Did Paramount Skydance CEO David Ellison sell shares?
On May 7, 2026, CEO David Ellison exercised 250,000 stock options and had 127,200 shares withheld at $10.76 per share via mandatory tax-withholding, totaling $1,368,672, per Form 4 filed May 8. Tax-withholding disposals are a mechanical function of exercising options — shares are withheld by the company to cover the tax liability, and are not open-market sales initiated by the executive.
What is Paramount Skydance's analyst price target?
The average analyst price target for PSKY is $12.87, against a current share price of $9.82 — a discount of approximately 24%. That gap reflects uncertainty around the company's earnings trajectory and the ongoing Warner Bros. Discovery acquisition bid, which has drawn public skepticism from investor Michael Burry.
What is Michael Burry's view on Paramount Skydance?

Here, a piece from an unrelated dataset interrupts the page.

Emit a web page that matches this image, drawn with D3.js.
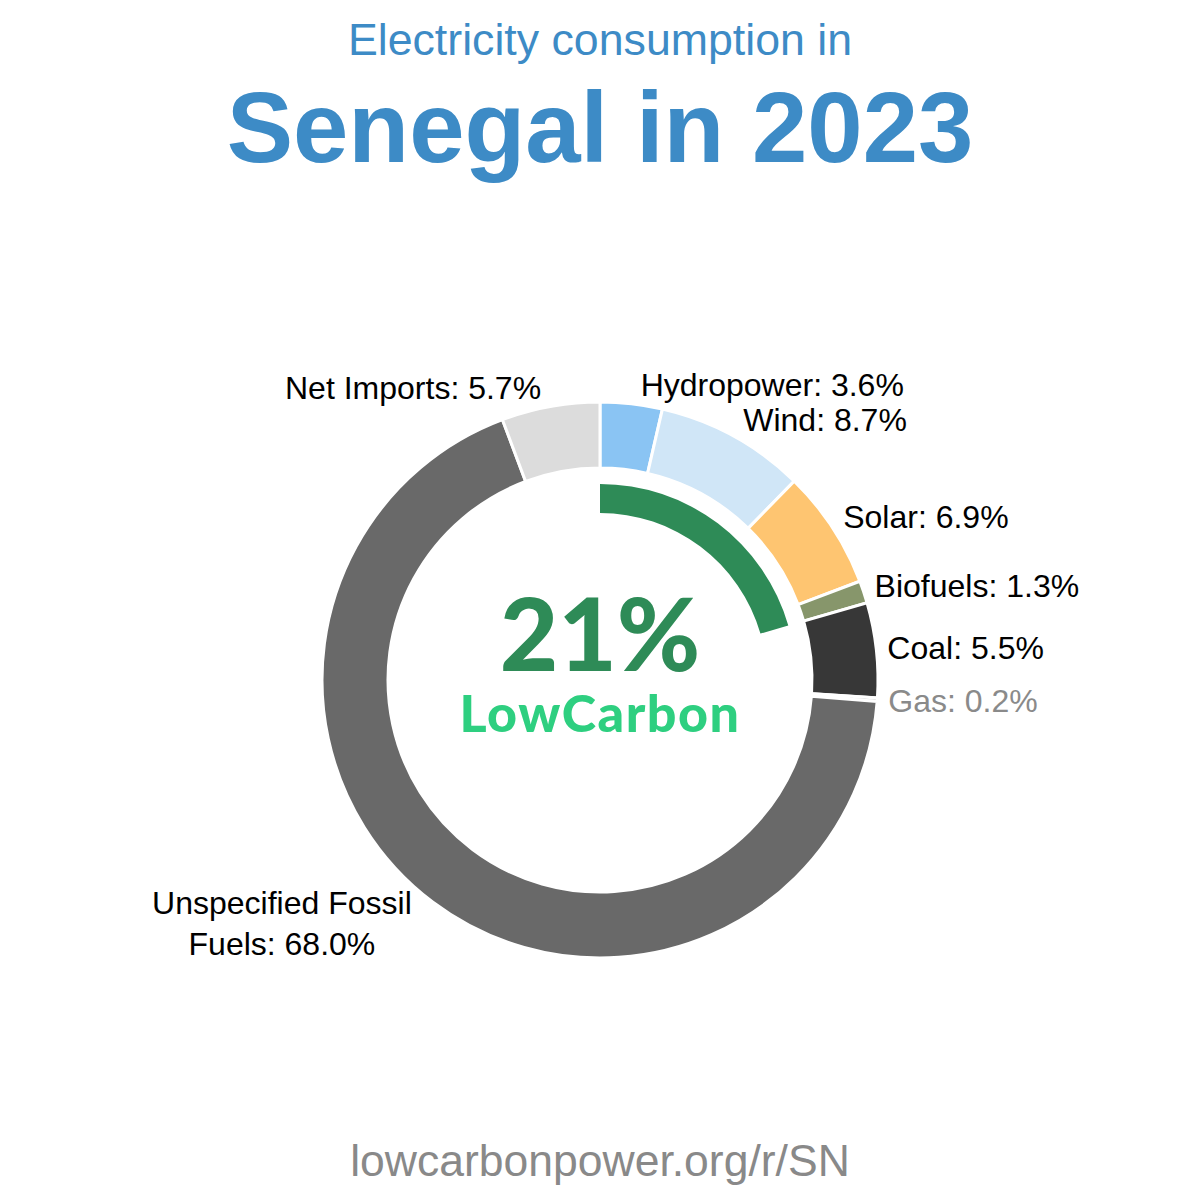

Investor Michael Burry publicly stated he "doesn't trust the buyer" following reports that Warner Bros. Discovery accepted PSKY's "superior" acquisition bid. WBD shares have fallen 6% since the acceptance, per reporting, reflecting broader investor skepticism about the transaction.
Did Paramount Skydance beat earnings?
Per a May 4 8-K and CNBC reporting, Paramount Skydance's most recent quarterly results beat analyst expectations, with the streaming business cited as the key driver. Two prior recent quarters each came in at negative $0.12 EPS, missing consensus estimates, so the beat follows a mixed earnings track record rather than confirming a consistent trend.